Leg lock expert and B-team top competitor Ethan Crelinsten demonstrates how to defend and counter one of B-team leader Craig Jones’ best moves – the false reap.
What Is The False Reap?
The false reap is a guard position that allows for several different entries into the dreaded Inside Sankaku position. The reason it is so dangerous is that it lures people into a knee cut pass which is never really going to work. At least not in the way the passer envisioned it.
The guard player “trapped” in a knee cut position places the top leg in a reap position, over the near leg, and inside the crotch. The main detail in the false reap is the grip, which is a palm-to-palm grip behind the knee of the leg pressing for the knee cut.
The moment the passer tries to pass, the bottom leg slips back, opening inversions and shovel-unders that lead straight into the world of leg locks.

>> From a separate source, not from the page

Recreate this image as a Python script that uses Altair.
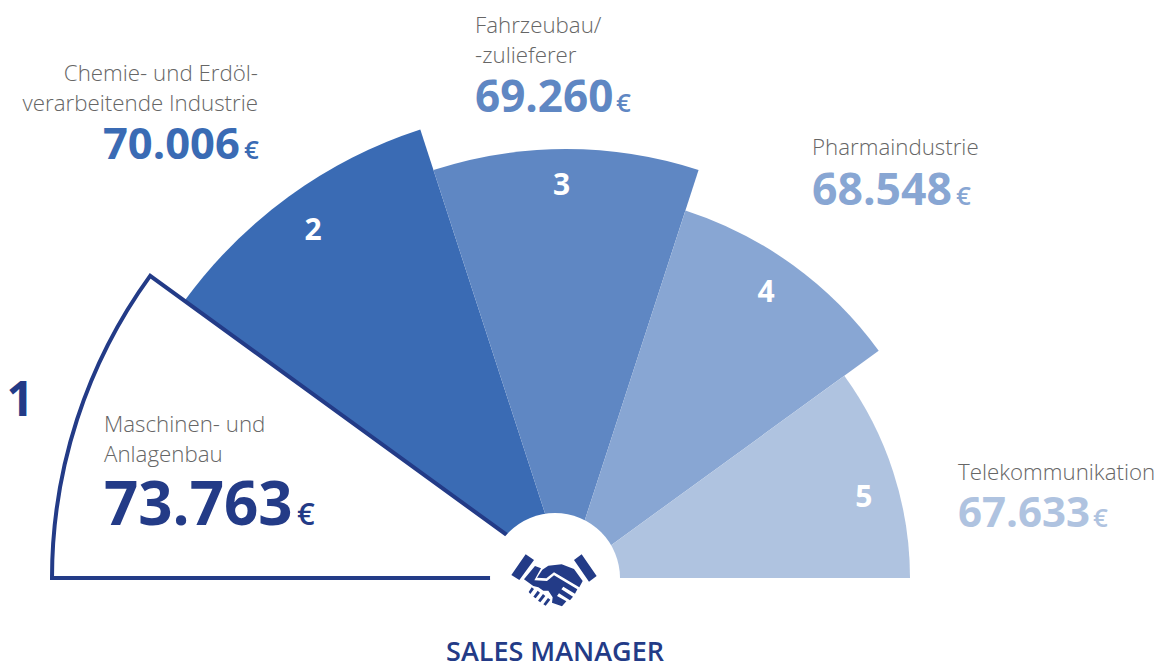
import math
import altair as alt
import pandas as pd

ranks = [1, 2, 3, 4, 5]
values = [73763, 70006, 69260, 68548, 67633]
starts = [-90, -54, -18, 18, 54]
ends = [-54, -18, 18, 54, 90]
names = [["Maschinen- und", "Anlagenbau"],
         ["Chemie- und Erdöl-", "verarbeitende Industrie"],
         ["Fahrzeubau/", "-zulieferer"],
         ["Pharmaindustrie"],
         ["Telekommunikation"]]
footer = "SALES MANAGER"
colors = ["#233b87", "#3a6bb4", "#5f87c3", "#88a6d3", "#afc3e0"]
GRAY = "#666666"
FONT = "Open Sans"

df = pd.DataFrame({"rank": ranks, "value": values, "start": starts, "end": ends})

# page px -> plot px
def px(v):
    return v - 8

CX, CY = px(566), px(578)
theta_scale = alt.Scale(type="linear", domain=[-90, 90], range=[-math.pi / 2, math.pi / 2])
radius_scale = alt.Scale(type="linear", domain=[1, 5], range=[514, 344])
color_scale = alt.Scale(domain=ranks, range=colors)

def arc_enc():
    return dict(
        x=alt.value(CX), y=alt.value(CY),
        theta=alt.Theta("start:Q", scale=theta_scale),
        theta2=alt.Theta2("end:Q"),
        radius=alt.Radius("rank:Q", scale=radius_scale),
        radius2=alt.value(0),
    )

wedges = alt.Chart(df[df["rank"] > 1]).mark_arc().encode(
    fill=alt.Fill("rank:O", scale=color_scale, legend=None), **arc_enc())
first = alt.Chart(df[df["rank"] == 1]).mark_arc(
    fill="white", stroke=colors[0], strokeWidth=4, strokeJoin="miter", strokeMiterLimit=10
).encode(**arc_enc())

disc = alt.Chart(pd.DataFrame({"a": [0]})).mark_arc(
    fill="white", radius=65, radius2=0, theta=0, theta2=2 * math.pi
).encode(x=alt.value(px(555)), y=alt.value(CY))

# icon traced in local units
icon_polys = [
    [(137, 163), (162, 180), (118, 240), (94, 225)],
    [(305, 163), (282, 180), (327, 245), (350, 228)],
    [(205, 197), (245, 193), (282, 207), (308, 243), (298, 262), (222, 217), (199, 235), (171, 233), (187, 209)],
    [(165, 198), (183, 205), (163, 241), (201, 243), (222, 226), (292, 268), (285, 281), (250, 260), (244, 268),
     (279, 290), (270, 301), (237, 280), (231, 288), (259, 304), (246, 319), (216, 308), (218, 292), (205, 272),
     (190, 272), (175, 262), (160, 258), (132, 238)],
    [(155, 262), (146, 276), (151, 282), (162, 267)],
    [(173, 272), (160, 290), (167, 295), (180, 278)],
    [(189, 282), (174, 302), (181, 307), (196, 288)],
    [(204, 294), (190, 313), (197, 317), (211, 299)],
]
ICON_C = (222, 240)
ICON_U = 129
icon_path = " ".join(
    "M" + " L".join(f"{(x - ICON_C[0]) / ICON_U:.3f},{(y - ICON_C[1]) / ICON_U:.3f}" for x, y in poly) + " Z"
    for poly in icon_polys
)
icon = alt.Chart(pd.DataFrame({"a": [0]})).mark_point(
    shape=icon_path, filled=True, fill=colors[0], opacity=1, size=(2 * 43) ** 2
).encode(x=alt.value(px(554)), y=alt.value(px(580)))

def text(s, x, y, size, color, weight="normal", align="left"):
    return alt.Chart(pd.DataFrame({"t": [s]})).mark_text(
        font=FONT, fontSize=size, fontWeight=weight, color=color, align=align, baseline="alphabetic"
    ).encode(x=alt.value(px(x)), y=alt.value(px(y)), text="t:N")

# rank numbers, placed by angle and radius round the fan's centre
num_theta = [-72, -36, -0.8, 34.8, 74.6]
num_radius = [575, 432, 394, 349, 308]
num_size = [48, 30, 30, 30, 30]
num_color = [colors[0], "white", "white", "white", "white"]
num_layers = []
for i, r in enumerate(ranks):
    row = pd.DataFrame({"rank": [r], "a": [num_theta[i]]})
    num_layers.append(
        alt.Chart(row).mark_text(
            font=FONT, fontSize=num_size[i], fontWeight="bold", color=num_color[i], align="center", baseline="middle"
        ).encode(
            x=alt.value(CX + 1), y=alt.value(CY + 2),
            theta=alt.Theta("a:Q", scale=theta_scale),
            radius=alt.value(num_radius[i]),
            text="rank:N",
        )
    )

fmt = lambda v: f"{v:,}".replace(",", ".")

label_lines = [[(104, 432), (104, 462)], [(258, 81), (258, 111)], [(475, 33), (475, 63)], [(812, 155)], [(958, 480)]]
label_align = ["left", "right", "left", "left", "left"]
val_pos = [(104, 525), (103, 159), (475, 112), (812, 205), (958, 527)]
val_size = [60, 43.5, 44, 44.5, 42]
euro_x = [297, 244, 616, 956, 1093]
euro_size = [31, 26, 26, 26, 26]

labels = []
for i in range(5):
    for line, (x, y) in zip(names[i], label_lines[i]):
        labels.append(text(line, x, y, 22.3, GRAY, weight=300, align=label_align[i]))
    labels.append(text(fmt(values[i]), val_pos[i][0], val_pos[i][1], val_size[i], colors[i], weight="bold"))
    labels.append(text("€", euro_x[i], val_pos[i][1], euro_size[i], colors[i], weight=600))

labels.append(text(footer, 555, 661, 27, colors[0], weight=600, align="center"))

chart = alt.layer(wedges, first, disc, icon, *num_layers, *labels).properties(
    width=1154, height=656, padding=0, autosize=alt.AutoSizeParams(type="none")
).configure(background="white", view=alt.ViewConfig(stroke=None))

chart.save("out.html", embed_options={"renderer": "svg", "actions": False})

How To Defend The False Reap
Ethan has likely suffered a lot of false reap submissions at the hands of Craig, and more to less, most of the B-team. His defense is two-fold: going for a pass vs. the false reap, or rolling into a back take.
Passing The Guard
According to Crelinsten’s instructions, when you’re looking to defuse the danger of the false reap, you need to follow several steps in order to succeed:
1. Turning To The Correct Side
Despite what instinct might suggest, you need to make sure you’re turning your chest and hips away from the person that has a false reap, instead of toward them.
2. Weight Distribution
As you turn in the knee cut direction, you’ll need to shift your weight forward. Ethan posts his arm behind the opponent’s back and leans all his weight into the reaping leg with his hip.
3. Sticky Hooks & Backstep
A very important step in ensuring all the attacking directions are shut off is to make sure the bottom leg can’t slip behind your trapped leg. Ethan does this by placing both his feet behind the bottom leg.
Once secure, Crelinsten backsteps and immediately brings the leg back into the sticky hook position.
Underhook & Sprawl
To finish the pass, Ethan underhooks the opponent’s top leg, which is no longer in a false reap position. This puts him into a great passing position, as long as he can break the grip behind the knee.
Breaking the grip is easy, according to Ethan, as long as you have everything else – you just need to sprawl your hips and you’re out and past the guard.
Taking The Back
An alternative way to deal with the false reap is to repeat the first three steps, ensuring you still have the correct angle, weight distribution, and sticky hooks. Instead of doing a backstep and going for a pass, Ethan reaches for the neck with his far arm.
A powerful hip switch enables him to break the grip and he goes for a rolling back take, by walking his shoulder as close to the opponent’s hip as possible. The way the legs are positioned helps Ethan force the opponent straight to back control.